▸ **Given problem**
Among the entries that follow, locate the line with "Generate a Python" and the line with "plt.rcParams['font.family'] = ['Liberation". Output those lines and all lines in between, exactly, minus the pictures.

▸ **Figure scripts**
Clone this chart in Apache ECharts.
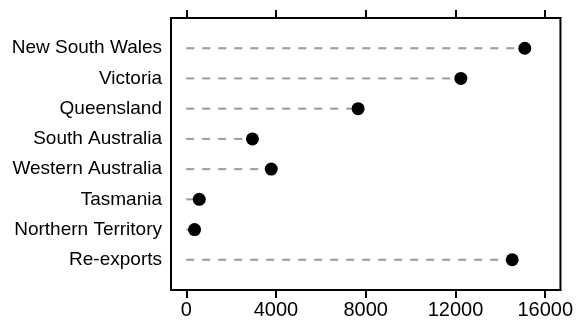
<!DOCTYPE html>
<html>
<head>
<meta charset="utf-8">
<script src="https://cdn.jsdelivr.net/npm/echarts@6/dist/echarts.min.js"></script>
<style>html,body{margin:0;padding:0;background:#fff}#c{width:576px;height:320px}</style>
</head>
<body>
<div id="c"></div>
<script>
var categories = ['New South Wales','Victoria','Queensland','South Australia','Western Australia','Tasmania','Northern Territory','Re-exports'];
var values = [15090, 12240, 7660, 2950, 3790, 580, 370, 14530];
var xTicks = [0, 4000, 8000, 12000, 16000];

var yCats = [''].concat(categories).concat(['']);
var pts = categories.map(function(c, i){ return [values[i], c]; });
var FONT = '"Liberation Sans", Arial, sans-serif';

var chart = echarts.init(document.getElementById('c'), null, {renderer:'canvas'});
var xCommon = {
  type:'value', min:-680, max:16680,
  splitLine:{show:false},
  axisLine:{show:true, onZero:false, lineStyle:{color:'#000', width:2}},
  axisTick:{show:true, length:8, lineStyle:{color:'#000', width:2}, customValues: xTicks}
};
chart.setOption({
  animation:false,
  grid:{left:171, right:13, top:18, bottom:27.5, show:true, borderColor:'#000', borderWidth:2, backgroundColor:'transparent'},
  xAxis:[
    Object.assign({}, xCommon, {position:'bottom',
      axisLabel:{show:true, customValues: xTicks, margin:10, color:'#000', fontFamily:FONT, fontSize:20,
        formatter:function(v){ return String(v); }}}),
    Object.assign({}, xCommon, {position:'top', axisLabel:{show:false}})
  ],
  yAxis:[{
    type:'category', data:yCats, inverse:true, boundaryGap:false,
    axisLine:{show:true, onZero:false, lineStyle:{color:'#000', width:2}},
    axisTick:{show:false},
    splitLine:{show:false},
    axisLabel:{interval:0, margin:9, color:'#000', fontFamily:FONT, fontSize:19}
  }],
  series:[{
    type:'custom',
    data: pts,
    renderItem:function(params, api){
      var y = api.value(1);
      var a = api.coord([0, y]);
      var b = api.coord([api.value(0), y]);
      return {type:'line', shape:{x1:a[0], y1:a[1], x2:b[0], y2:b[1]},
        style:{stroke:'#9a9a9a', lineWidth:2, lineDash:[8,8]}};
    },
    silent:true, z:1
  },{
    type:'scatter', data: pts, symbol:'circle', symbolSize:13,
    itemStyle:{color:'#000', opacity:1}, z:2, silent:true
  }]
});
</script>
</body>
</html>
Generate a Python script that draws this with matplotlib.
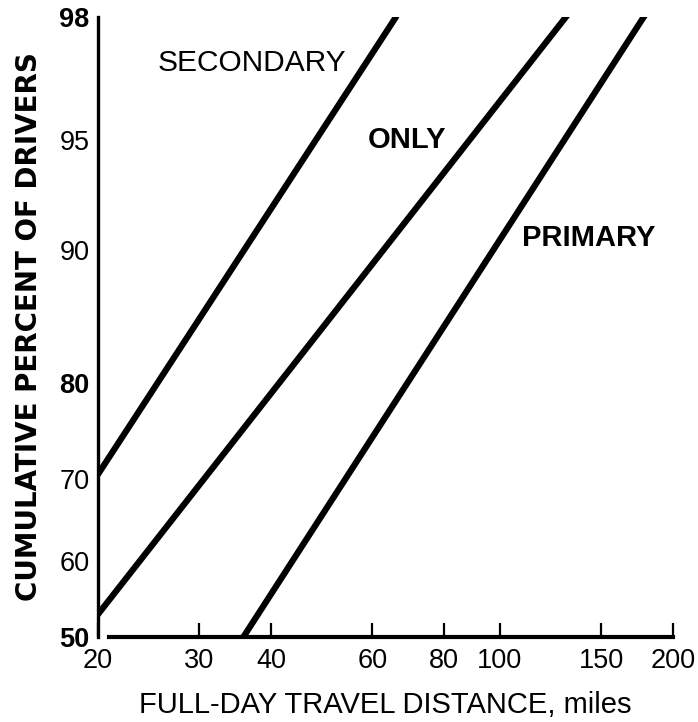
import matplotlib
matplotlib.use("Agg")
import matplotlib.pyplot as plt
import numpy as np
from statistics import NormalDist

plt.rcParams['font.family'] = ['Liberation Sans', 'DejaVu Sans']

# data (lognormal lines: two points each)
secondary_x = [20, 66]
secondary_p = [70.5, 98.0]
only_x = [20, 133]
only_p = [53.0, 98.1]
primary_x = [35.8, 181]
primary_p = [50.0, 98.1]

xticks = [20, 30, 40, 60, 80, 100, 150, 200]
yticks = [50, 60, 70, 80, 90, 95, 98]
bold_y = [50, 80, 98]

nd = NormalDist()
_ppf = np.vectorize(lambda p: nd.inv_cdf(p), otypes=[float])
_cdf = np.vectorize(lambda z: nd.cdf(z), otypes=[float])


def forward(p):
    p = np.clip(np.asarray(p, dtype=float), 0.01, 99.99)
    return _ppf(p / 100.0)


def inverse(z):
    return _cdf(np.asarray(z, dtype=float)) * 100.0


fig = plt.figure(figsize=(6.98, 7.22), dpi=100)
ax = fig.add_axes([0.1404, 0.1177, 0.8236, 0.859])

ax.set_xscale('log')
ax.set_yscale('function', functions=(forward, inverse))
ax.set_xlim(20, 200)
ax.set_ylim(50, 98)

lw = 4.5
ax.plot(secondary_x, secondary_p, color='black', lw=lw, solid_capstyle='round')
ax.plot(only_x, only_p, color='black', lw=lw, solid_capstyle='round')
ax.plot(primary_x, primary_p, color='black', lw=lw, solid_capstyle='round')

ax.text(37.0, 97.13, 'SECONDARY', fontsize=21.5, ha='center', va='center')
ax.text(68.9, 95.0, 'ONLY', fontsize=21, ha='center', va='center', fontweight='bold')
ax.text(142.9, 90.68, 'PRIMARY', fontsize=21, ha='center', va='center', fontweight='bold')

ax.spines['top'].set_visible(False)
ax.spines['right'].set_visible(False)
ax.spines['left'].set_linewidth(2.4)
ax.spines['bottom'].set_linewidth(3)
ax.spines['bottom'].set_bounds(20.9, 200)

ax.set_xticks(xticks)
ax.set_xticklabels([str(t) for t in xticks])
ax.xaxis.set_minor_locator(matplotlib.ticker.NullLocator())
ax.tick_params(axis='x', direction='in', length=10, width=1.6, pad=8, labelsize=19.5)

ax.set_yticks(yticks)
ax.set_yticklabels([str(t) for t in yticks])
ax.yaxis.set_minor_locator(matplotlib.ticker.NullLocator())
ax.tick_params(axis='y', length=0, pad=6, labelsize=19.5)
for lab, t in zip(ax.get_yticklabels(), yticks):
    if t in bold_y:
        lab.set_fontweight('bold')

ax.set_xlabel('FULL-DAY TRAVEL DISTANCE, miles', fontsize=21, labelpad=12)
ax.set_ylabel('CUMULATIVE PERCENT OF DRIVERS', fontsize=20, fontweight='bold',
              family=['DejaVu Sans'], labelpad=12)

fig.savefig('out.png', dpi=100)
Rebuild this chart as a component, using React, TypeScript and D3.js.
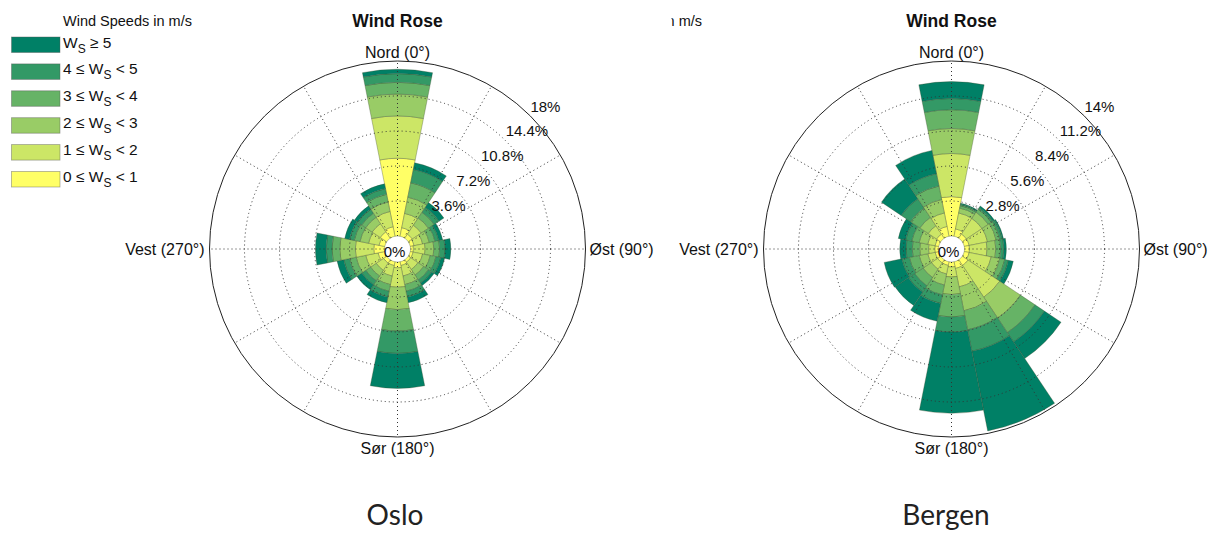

▸ **Solution to this problem**
Generate a Python script that draws this with matplotlib.
import matplotlib
matplotlib.use("Agg")
import matplotlib.pyplot as plt
import numpy as np
from statistics import NormalDist

plt.rcParams['font.family'] = ['Liberation Sans', 'DejaVu Sans']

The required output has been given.